La Germania è stata in tutti questi anni la portabandiera dell’austerità ad ogni costo, divenuta massima ideologica e imposta al resto dell’Europa in virtù della sua preminenza economica e della sua leadership politica. Ancora quest’autunno, il governo tedesco ha varato una finanziaria improntata al rigore e al pareggio di bilancio mentre tutti, dal G20 alla Commissione, sollecitavano Berlino a stimolare gli investimenti e i consumi. E lo ha fatto, ha spiegato il ministro delle Finanze Schäuble, proprio per «avere le carte in regola» e poter così giudicare l’ortodossia delle scelte compiute dagli altri governi. Ora che l’Europa si appresta a cambiare pagina, e a dare priorità alla crescita economica mostrando flessibilità sui conti pubblici, non si può immaginare che la svolta venga accettata senza scosse dall’establishment tedesco, che aveva fatto del rigore monetarista la propria matrice identitaria.

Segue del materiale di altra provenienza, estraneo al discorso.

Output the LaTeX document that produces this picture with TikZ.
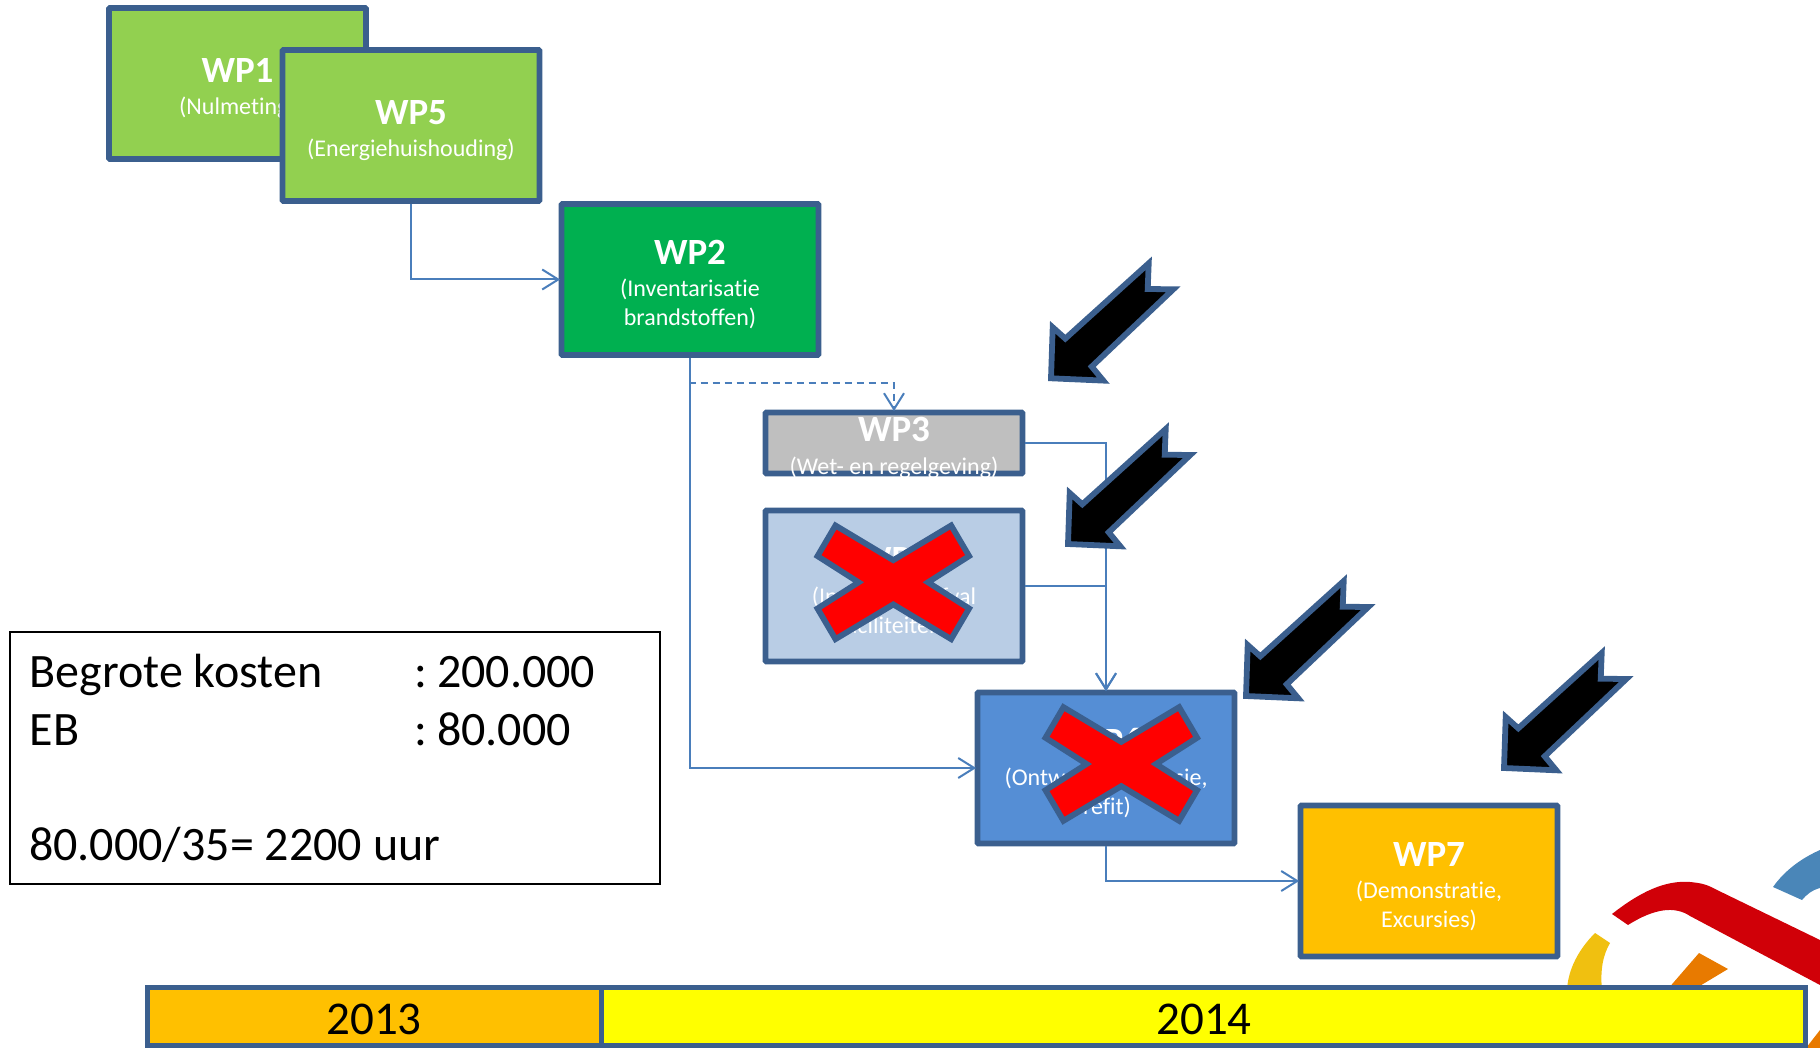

Angela Merkel, che conosce la “pancia” del proprio Paese e del proprio elettorato ancora meglio di quanto percepisca la complessità dei cambiamenti in corso a Bruxelles, se ne rende conto perfettamente. Non può, e forse non vuole neppure, riportare l’Europa ai giorni bui della troika e dei Paesi sull’orlo della bancarotta. Ma per conservare la propria leadership sulla Germania, che proprio in questi giorni viene ancora una volta consacrata, non può neppure arrendersi senza combattere. Ha bisogno di dimostrare che Berlino è ancora in grado di ottenere dai governi inadempienti qualche piccolo sforzo aggiuntivo, anche se largamente al di sotto della correzione teoricamente richiesta dalle norme europee. Che è poi quello che chiede anche la Commissione Juncker.
La battaglia, dunque, nei prossimi mesi, si giocherà su aggiustamenti di qualche decimo di punto. È una battaglia residuale, perché ormai la guerra dell’austerità è stata perduta dalla Germania e l’Europa ha deciso di dare priorità alle riforme e alla crescita. Ma Angela Merkel ha bisogno di portare a casa almeno qualche piccolo risultato per far accettare la svolta alla propria opinione pubblica. La Francia ha concesso un ulteriore taglio dello 0,2 per cento. l’Italia sarà chiamata a fare altrettanto. Renzi e Hollande hanno già vinto. Cercare di stravincere a spese della Cancelliera potrebbe rivelarsi un errore.